(Exercise)
Retype each line of the material exactly, please, skipping any picture in it.

(Dataset extract)
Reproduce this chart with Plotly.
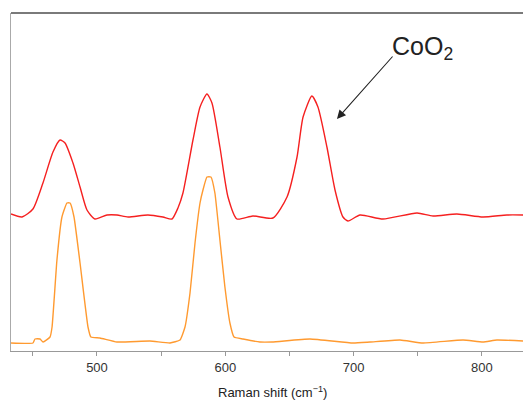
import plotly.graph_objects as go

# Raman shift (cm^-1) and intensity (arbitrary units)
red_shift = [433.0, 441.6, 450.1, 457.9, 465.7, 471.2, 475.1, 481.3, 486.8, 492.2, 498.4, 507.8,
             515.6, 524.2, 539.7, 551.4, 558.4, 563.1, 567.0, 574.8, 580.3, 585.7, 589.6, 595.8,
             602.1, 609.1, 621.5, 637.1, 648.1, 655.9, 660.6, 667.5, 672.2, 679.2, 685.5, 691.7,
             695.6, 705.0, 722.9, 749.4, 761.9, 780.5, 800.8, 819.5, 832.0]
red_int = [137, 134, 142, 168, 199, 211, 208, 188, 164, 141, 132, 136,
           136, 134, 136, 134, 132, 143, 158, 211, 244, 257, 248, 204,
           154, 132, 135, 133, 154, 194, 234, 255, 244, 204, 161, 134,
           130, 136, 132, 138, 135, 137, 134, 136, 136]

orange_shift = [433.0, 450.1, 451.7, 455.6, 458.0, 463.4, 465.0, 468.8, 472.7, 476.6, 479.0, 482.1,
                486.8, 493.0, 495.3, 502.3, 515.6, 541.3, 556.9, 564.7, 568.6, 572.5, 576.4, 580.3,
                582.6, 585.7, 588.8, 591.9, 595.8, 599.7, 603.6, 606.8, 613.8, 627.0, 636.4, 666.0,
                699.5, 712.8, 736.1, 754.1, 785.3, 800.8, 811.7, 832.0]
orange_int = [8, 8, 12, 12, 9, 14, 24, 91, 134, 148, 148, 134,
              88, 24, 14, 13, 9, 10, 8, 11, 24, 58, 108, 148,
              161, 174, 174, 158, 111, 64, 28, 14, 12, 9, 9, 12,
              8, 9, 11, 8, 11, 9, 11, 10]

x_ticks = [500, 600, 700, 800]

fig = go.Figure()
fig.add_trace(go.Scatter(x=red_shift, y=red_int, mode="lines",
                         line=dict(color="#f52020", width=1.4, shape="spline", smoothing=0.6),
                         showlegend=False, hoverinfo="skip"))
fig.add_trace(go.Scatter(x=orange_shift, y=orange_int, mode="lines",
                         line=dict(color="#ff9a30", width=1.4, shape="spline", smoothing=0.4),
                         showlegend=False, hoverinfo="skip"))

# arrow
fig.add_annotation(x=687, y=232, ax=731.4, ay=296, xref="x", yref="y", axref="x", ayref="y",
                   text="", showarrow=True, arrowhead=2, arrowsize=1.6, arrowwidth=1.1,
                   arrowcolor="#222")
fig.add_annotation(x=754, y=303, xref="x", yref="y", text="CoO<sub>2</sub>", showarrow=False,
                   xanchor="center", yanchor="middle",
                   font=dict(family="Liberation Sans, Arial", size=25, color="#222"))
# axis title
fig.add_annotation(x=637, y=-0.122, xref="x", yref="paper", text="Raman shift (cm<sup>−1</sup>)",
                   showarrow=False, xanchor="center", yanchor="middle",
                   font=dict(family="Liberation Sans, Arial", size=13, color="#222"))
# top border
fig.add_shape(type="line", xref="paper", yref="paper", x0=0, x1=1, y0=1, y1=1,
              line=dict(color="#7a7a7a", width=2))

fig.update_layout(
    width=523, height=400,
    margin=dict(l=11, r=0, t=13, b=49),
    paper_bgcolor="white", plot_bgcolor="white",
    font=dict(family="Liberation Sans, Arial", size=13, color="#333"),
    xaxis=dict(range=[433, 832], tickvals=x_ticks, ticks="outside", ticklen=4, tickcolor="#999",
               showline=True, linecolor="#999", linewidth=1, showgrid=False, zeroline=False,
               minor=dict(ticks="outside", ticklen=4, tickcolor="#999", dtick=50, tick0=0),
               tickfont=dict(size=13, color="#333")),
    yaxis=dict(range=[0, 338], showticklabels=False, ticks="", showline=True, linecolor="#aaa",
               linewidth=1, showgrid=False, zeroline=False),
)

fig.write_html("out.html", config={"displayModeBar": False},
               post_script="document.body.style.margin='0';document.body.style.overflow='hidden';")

(Output for this exercise)
Reproduce this chart with Plotly.
import plotly.graph_objects as go

# Raman shift (cm^-1) and intensity (arbitrary units)
red_shift = [433.0, 441.6, 450.1, 457.9, 465.7, 471.2, 475.1, 481.3, 486.8, 492.2, 498.4, 507.8,
             515.6, 524.2, 539.7, 551.4, 558.4, 563.1, 567.0, 574.8, 580.3, 585.7, 589.6, 595.8,
             602.1, 609.1, 621.5, 637.1, 648.1, 655.9, 660.6, 667.5, 672.2, 679.2, 685.5, 691.7,
             695.6, 705.0, 722.9, 749.4, 761.9, 780.5, 800.8, 819.5, 832.0]
red_int = [137, 134, 142, 168, 199, 211, 208, 188, 164, 141, 132, 136,
           136, 134, 136, 134, 132, 143, 158, 211, 244, 257, 248, 204,
           154, 132, 135, 133, 154, 194, 234, 255, 244, 204, 161, 134,
           130, 136, 132, 138, 135, 137, 134, 136, 136]

orange_shift = [433.0, 450.1, 451.7, 455.6, 458.0, 463.4, 465.0, 468.8, 472.7, 476.6, 479.0, 482.1,
                486.8, 493.0, 495.3, 502.3, 515.6, 541.3, 556.9, 564.7, 568.6, 572.5, 576.4, 580.3,
                582.6, 585.7, 588.8, 591.9, 595.8, 599.7, 603.6, 606.8, 613.8, 627.0, 636.4, 666.0,
                699.5, 712.8, 736.1, 754.1, 785.3, 800.8, 811.7, 832.0]
orange_int = [8, 8, 12, 12, 9, 14, 24, 91, 134, 148, 148, 134,
              88, 24, 14, 13, 9, 10, 8, 11, 24, 58, 108, 148,
              161, 174, 174, 158, 111, 64, 28, 14, 12, 9, 9, 12,
              8, 9, 11, 8, 11, 9, 11, 10]

x_ticks = [500, 600, 700, 800]

fig = go.Figure()
fig.add_trace(go.Scatter(x=red_shift, y=red_int, mode="lines",
                         line=dict(color="#f52020", width=1.4, shape="spline", smoothing=0.6),
                         showlegend=False, hoverinfo="skip"))
fig.add_trace(go.Scatter(x=orange_shift, y=orange_int, mode="lines",
                         line=dict(color="#ff9a30", width=1.4, shape="spline", smoothing=0.4),
                         showlegend=False, hoverinfo="skip"))

# arrow
fig.add_annotation(x=687, y=232, ax=731.4, ay=296, xref="x", yref="y", axref="x", ayref="y",
                   text="", showarrow=True, arrowhead=2, arrowsize=1.6, arrowwidth=1.1,
                   arrowcolor="#222")
fig.add_annotation(x=754, y=303, xref="x", yref="y", text="CoO<sub>2</sub>", showarrow=False,
                   xanchor="center", yanchor="middle",
                   font=dict(family="Liberation Sans, Arial", size=25, color="#222"))
# axis title
fig.add_annotation(x=637, y=-0.122, xref="x", yref="paper", text="Raman shift (cm<sup>−1</sup>)",
                   showarrow=False, xanchor="center", yanchor="middle",
                   font=dict(family="Liberation Sans, Arial", size=13, color="#222"))
# top border
fig.add_shape(type="line", xref="paper", yref="paper", x0=0, x1=1, y0=1, y1=1,
              line=dict(color="#7a7a7a", width=2))

fig.update_layout(
    width=523, height=400,
    margin=dict(l=11, r=0, t=13, b=49),
    paper_bgcolor="white", plot_bgcolor="white",
    font=dict(family="Liberation Sans, Arial", size=13, color="#333"),
    xaxis=dict(range=[433, 832], tickvals=x_ticks, ticks="outside", ticklen=4, tickcolor="#999",
               showline=True, linecolor="#999", linewidth=1, showgrid=False, zeroline=False,
               minor=dict(ticks="outside", ticklen=4, tickcolor="#999", dtick=50, tick0=0),
               tickfont=dict(size=13, color="#333")),
    yaxis=dict(range=[0, 338], showticklabels=False, ticks="", showline=True, linecolor="#aaa",
               linewidth=1, showgrid=False, zeroline=False),
)

fig.write_html("out.html", config={"displayModeBar": False},
               post_script="document.body.style.margin='0';document.body.style.overflow='hidden';")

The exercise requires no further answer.